016.自然と精神を統合した哲学者 – シェリングとは?

哲学者たち

「自然は精神の見えざる働きである。」
この詩的な言葉を通じて、自然と人間精神の統一を試みた哲学者がいます。それがドイツ観念論の重要人物、フリードリヒ・シェリングです。カント、フィヒテ、ヘーゲルと並ぶ巨人の一人でありながら、その思想はより直感的で、詩的な側面を持ち、今なお多くの人々に新鮮な問いを投げかけます。今回は、シェリングの人物像とその哲学の魅力に迫ります。


哲学者 シェリングの基本情報

  • 名前: フリードリヒ・ヴィルヘルム・ヨーゼフ・フォン・シェリング(Friedrich Wilhelm Joseph von Schelling)
  • 生没年: 1775年〜1854年
  • 出身: 神聖ローマ帝国・レオンベルク(現在のドイツ)
  • 主な分野: 自然哲学、存在論、美学、宗教哲学
  • 代表作: 『自然哲学の体系』『人間的自由の本質について』『芸術の哲学』

哲学者 シェリングの生涯・背景

シェリングは1775年に牧師の家に生まれ、幼少期から非常に優秀な才能を発揮しました。カントやフィヒテの哲学に若くして触れ、なんと20代前半で大学教授に就任。若き天才として脚光を浴びます。

彼はフィヒテの「自我哲学」をさらに発展させ、「自然もまた精神の表現である」という自然哲学を打ち出しました。同時代の詩人ノヴァーリスや画家たちと交流し、ロマン主義的な哲学にも傾倒。やがてヘーゲルが登場し、彼の体系が主流になると、シェリングは次第に孤立するものの、晩年には再び宗教哲学・神秘思想に注目を集めるようになりました。


哲学的思想の中心テーマ

シェリングの哲学の中心には常に**「自然と精神の統一」**があります。彼は、フィヒテが「自我の活動」として世界を解釈したのに対し、「自然そのものに主体性がある」と考えました。

つまり、人間の意識が世界を構成するのではなく、自然そのものが“無意識の精神”として自己を展開していると見なしたのです。これは、後に登場する無意識の概念や生命観に大きな影響を与えることになります。

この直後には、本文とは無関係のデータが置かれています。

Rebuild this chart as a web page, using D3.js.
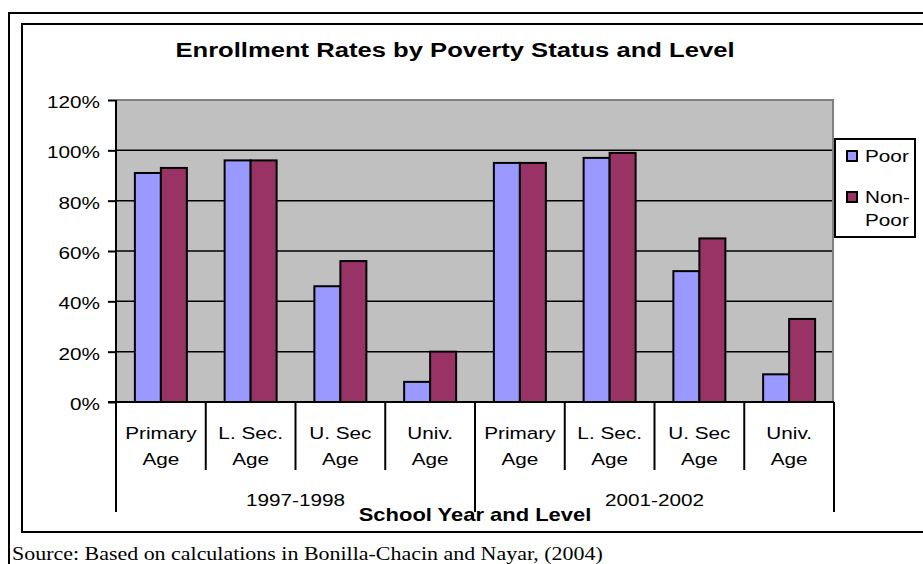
<!DOCTYPE html>
<html>
<head>
<meta charset="utf-8">
<script src="https://cdn.jsdelivr.net/npm/d3@7"></script>
<style>
  html, body { margin: 0; padding: 0; background: #fff; }
  svg { display: block; }
  text { font-family: "Liberation Sans", Arial, sans-serif; fill: #000; }
</style>
</head>
<body>
<svg id="chart" width="923" height="564"></svg>
<script>
// Enrollment rates (share of age group enrolled), by school year and level
const years = ["1997-1998", "2001-2002"];
const levels = [["Primary", "Age"], ["L. Sec.", "Age"], ["U. Sec", "Age"], ["Univ.", "Age"]];
const seriesNames = ["Poor", "Non-Poor"];
const poor    = [0.91, 0.96, 0.46, 0.08, 0.95, 0.97, 0.52, 0.11];
const nonPoor = [0.93, 0.96, 0.56, 0.20, 0.95, 0.99, 0.65, 0.33];
const yTicks = [0, 0.2, 0.4, 0.6, 0.8, 1.0, 1.2];
const colors = ["#9999FF", "#993366"];

const title = "Enrollment Rates by Poverty Status and Level";
const xTitle = "School Year and Level";
const source = "Source: Based on calculations in Bonilla-Chacin and Nayar, (2004)";

// one entry per (year, level) slot
const cats = [];
years.forEach((yr, yi) => levels.forEach((lv, li) => cats.push({ key: yi + "-" + li, year: yr, lines: lv })));
const rows = cats.map((c, i) => ({ key: c.key, values: [poor[i], nonPoor[i]] }));

const svg = d3.select("#chart");
const SX = 1.22; // glyphs are drawn slightly wide

function label(g, x, y, str, size, anchor, weight, family) {
  const t = g.append("text")
    .attr("transform", `translate(${x},${y}) scale(${SX},1)`)
    .attr("font-size", size)
    .attr("text-anchor", anchor || "start")
    .text(str);
  if (weight) t.attr("font-weight", weight);
  if (family) t.style("font-family", family);
  return t;
}

// frames
svg.append("path").attr("d", "M9,564 V13 H923").attr("fill", "none").attr("stroke", "#000").attr("stroke-width", 2);
svg.append("rect").attr("x", 22).attr("y", 24).attr("width", 920).attr("height", 508)
  .attr("fill", "#fff").attr("stroke", "#000").attr("stroke-width", 2);

// scales
const plot = { left: 116, right: 834, top: 100, bottom: 402 };
const x = d3.scaleBand().domain(cats.map(c => c.key)).range([plot.left, plot.right]).padding(0);
const xs = d3.scaleBand().domain(seriesNames).range([0, x.bandwidth()]).paddingInner(0).paddingOuter(0.726);
const y = d3.scaleLinear().domain([0, 1.2]).range([plot.bottom, plot.top]);

// plot background
svg.append("rect").attr("x", plot.left).attr("y", plot.top)
  .attr("width", plot.right - plot.left - 1).attr("height", plot.bottom - plot.top)
  .attr("fill", "#C0C0C0");
svg.append("path").attr("d", `M${plot.left},${plot.top} H${plot.right - 1} V${plot.bottom}`)
  .attr("fill", "none").attr("stroke", "#808080").attr("stroke-width", 2);

// gridlines
svg.append("g").selectAll("line").data(yTicks.filter(v => v > 0 && v < 1.2)).join("line")
  .attr("x1", plot.left).attr("x2", plot.right - 2)
  .attr("y1", d => y(d)).attr("y2", d => y(d))
  .attr("stroke", "#000").attr("stroke-width", 1.5);

// bars
const groups = svg.append("g").selectAll("g").data(rows).join("g")
  .attr("transform", d => `translate(${x(d.key)},0)`);
groups.selectAll("rect").data(d => d.values.map((v, i) => ({ name: seriesNames[i], v, i }))).join("rect")
  .attr("x", d => xs(d.name))
  .attr("width", xs.bandwidth())
  .attr("y", d => y(d.v))
  .attr("height", d => y(0) - y(d.v))
  .attr("fill", d => colors[d.i])
  .attr("stroke", "#000")
  .attr("stroke-width", 2);

// y axis
const yAxis = d3.axisLeft(y).tickValues(yTicks).tickFormat(d3.format(".0%")).tickSize(8).tickPadding(0);
const ya = svg.append("g").attr("transform", `translate(${plot.left},0)`).call(yAxis);
ya.select(".domain").remove();
ya.selectAll(".tick line").attr("stroke", "#000").attr("stroke-width", 2);
ya.selectAll(".tick text").remove();
yTicks.forEach(v => label(svg, 100, y(v) + 8, d3.format(".0%")(v), 17, "end"));
svg.append("line").attr("x1", plot.left).attr("x2", plot.left).attr("y1", plot.top).attr("y2", plot.bottom + 110)
  .attr("stroke", "#000").attr("stroke-width", 2);
svg.append("line").attr("x1", plot.left - 8).attr("x2", plot.right).attr("y1", plot.bottom).attr("y2", plot.bottom)
  .attr("stroke", "#000").attr("stroke-width", 2);

// category dividers: short between levels, long between years
const bounds = d3.range(cats.length + 1).map(i => plot.left + i * x.step());
bounds.forEach((bx, i) => {
  const long = i % levels.length === 0;
  svg.append("line").attr("x1", bx).attr("x2", bx)
    .attr("y1", plot.bottom).attr("y2", plot.bottom + (long ? 110 : 68))
    .attr("stroke", "#000").attr("stroke-width", 2);
});

// category labels
cats.forEach(c => {
  const cx = x(c.key) + x.bandwidth() / 2;
  label(svg, cx, 439, c.lines[0], 17, "middle");
  label(svg, cx, 465, c.lines[1], 17, "middle");
});
years.forEach((yr, yi) => {
  const x0 = bounds[yi * levels.length], x1 = bounds[(yi + 1) * levels.length];
  label(svg, (x0 + x1) / 2, 506, yr, 17, "middle");
});

// titles
label(svg, 455, 57, title, 21, "middle", "bold");
label(svg, 475, 521, xTitle, 18, "middle", "bold");

// legend
const lg = svg.append("g");
lg.append("rect").attr("x", 835).attr("y", 139).attr("width", 80).attr("height", 98)
  .attr("fill", "#fff").attr("stroke", "#000").attr("stroke-width", 2);
const legendRows = [{ lines: ["Poor"], y: 162 }, { lines: ["Non-", "Poor"], y: 203 }];
legendRows.forEach((r, i) => {
  lg.append("rect").attr("x", 847).attr("y", r.y - 11).attr("width", 10).attr("height", 10)
    .attr("fill", colors[i]).attr("stroke", "#000").attr("stroke-width", 2);
  r.lines.forEach((ln, j) => label(lg, 865, r.y + j * 23, ln, 17, "start"));
});

// source note
label(svg, 12, 560, source, 18, "start", null, "'Liberation Serif', 'Times New Roman', serif");
</script>
</body>
</html>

また、シェリングは自由と悪の問題にも深く取り組みました。彼は「人間の自由には善だけでなく、悪への可能性も含まれている」と説き、カントの道徳哲学にはなかった深い人間理解を提示しました。


業績・後世への影響

シェリングの哲学は、自然科学・芸術・宗教などさまざまな領域に影響を及ぼしました。

  • ヘーゲルとの対比: システム化された論理を展開するヘーゲルに対し、シェリングはより直感的・詩的な哲学を志向し、異なる系譜を築きました。
  • ロマン主義との関係: シェリングの自然観や芸術観は、ロマン派詩人や画家たちにとって重要な思想的背景となりました。
  • 現代哲学への影響: ハイデガー、ユング、メルロー=ポンティなど、多くの思想家がシェリングを再評価しています。

名言や逸話

「自然は、精神が自己をまだ自覚していない状態である。」

この名言は、シェリングの自然観を端的に表しています。自然は単なる物質的な世界ではなく、精神の前段階としての存在であるという見方は、今日のエコロジー思想やスピリチュアルな自然理解にも通じます。

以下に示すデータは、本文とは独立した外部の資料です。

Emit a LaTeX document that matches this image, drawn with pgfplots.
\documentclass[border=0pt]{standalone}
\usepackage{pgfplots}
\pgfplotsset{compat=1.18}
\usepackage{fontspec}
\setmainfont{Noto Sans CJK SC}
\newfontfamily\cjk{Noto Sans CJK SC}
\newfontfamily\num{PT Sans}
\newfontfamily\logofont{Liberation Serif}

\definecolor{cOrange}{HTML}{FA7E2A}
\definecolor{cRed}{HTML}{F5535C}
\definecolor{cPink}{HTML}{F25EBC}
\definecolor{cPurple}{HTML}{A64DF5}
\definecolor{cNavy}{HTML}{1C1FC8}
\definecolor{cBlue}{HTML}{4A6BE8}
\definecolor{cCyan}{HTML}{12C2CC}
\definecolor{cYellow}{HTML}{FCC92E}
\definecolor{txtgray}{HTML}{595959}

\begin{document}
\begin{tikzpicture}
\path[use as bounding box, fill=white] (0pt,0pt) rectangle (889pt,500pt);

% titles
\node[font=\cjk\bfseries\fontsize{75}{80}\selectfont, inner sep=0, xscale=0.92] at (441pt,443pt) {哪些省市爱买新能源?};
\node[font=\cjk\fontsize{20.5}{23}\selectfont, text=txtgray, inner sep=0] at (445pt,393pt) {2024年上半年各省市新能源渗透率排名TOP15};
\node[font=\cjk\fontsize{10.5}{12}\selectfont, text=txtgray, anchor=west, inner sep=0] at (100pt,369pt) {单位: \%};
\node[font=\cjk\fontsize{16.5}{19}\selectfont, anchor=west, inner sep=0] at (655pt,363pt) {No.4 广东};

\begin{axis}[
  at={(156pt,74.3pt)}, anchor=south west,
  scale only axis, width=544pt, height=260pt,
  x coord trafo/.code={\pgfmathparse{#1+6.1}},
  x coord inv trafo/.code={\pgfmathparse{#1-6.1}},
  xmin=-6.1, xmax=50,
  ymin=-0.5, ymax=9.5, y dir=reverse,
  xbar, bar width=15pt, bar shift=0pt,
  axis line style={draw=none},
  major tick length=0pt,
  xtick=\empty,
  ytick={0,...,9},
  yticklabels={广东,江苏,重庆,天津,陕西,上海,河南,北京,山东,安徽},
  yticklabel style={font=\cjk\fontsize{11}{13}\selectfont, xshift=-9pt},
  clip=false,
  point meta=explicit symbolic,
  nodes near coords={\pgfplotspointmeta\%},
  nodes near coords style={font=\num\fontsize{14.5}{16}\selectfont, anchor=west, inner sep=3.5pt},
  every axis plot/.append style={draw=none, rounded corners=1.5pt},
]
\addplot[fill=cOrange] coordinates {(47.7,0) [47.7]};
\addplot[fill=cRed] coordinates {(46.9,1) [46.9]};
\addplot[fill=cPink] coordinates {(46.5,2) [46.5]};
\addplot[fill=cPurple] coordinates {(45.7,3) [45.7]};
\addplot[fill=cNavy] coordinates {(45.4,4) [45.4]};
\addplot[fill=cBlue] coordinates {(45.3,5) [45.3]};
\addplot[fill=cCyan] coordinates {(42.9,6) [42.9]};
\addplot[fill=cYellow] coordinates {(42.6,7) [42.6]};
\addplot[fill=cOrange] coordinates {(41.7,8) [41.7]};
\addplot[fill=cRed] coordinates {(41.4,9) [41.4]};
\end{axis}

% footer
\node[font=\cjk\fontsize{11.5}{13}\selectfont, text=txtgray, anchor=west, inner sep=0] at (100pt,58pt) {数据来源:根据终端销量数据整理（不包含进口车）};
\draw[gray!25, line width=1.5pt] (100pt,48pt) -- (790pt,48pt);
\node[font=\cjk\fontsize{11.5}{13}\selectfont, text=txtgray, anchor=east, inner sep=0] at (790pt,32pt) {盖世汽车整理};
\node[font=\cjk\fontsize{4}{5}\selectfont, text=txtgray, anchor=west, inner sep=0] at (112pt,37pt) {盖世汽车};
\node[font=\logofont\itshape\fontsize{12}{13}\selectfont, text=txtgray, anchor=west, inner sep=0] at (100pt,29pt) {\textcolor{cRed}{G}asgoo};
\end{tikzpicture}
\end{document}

また、彼は若きヘーゲルと親交があり、一時は同じ大学で教鞭を取っていましたが、後に思想的対立から距離を置くようになります。


現代とのつながりや意義

シェリングの思想は、現代においても多くの点で再評価されています。

  • 自然と精神を断絶せず、一つの連続的な存在として捉える視点は、ポスト人間中心主義や環境哲学に通じます。
  • 自由と悪を包括的に捉える視点は、人間存在の複雑さや曖昧さを受け入れるヒューマニズムの基礎となりえます。
  • 芸術における直観の重視は、美学や創造性を探る思想に影響を与え続けています。

おわりに

シェリングは、自然と精神のあいだに橋をかけた哲学者でした。
体系的で合理的なヘーゲル哲学の陰に隠れがちですが、より生命的で直観的な哲学を模索したその姿勢は、むしろ現代においてこそ光を放ちます。

「世界とは何か? 自然とは何か? 私たちはなぜ自由なのか?」
こうした根源的な問いに、シェリングの哲学は今も静かに語りかけてきます。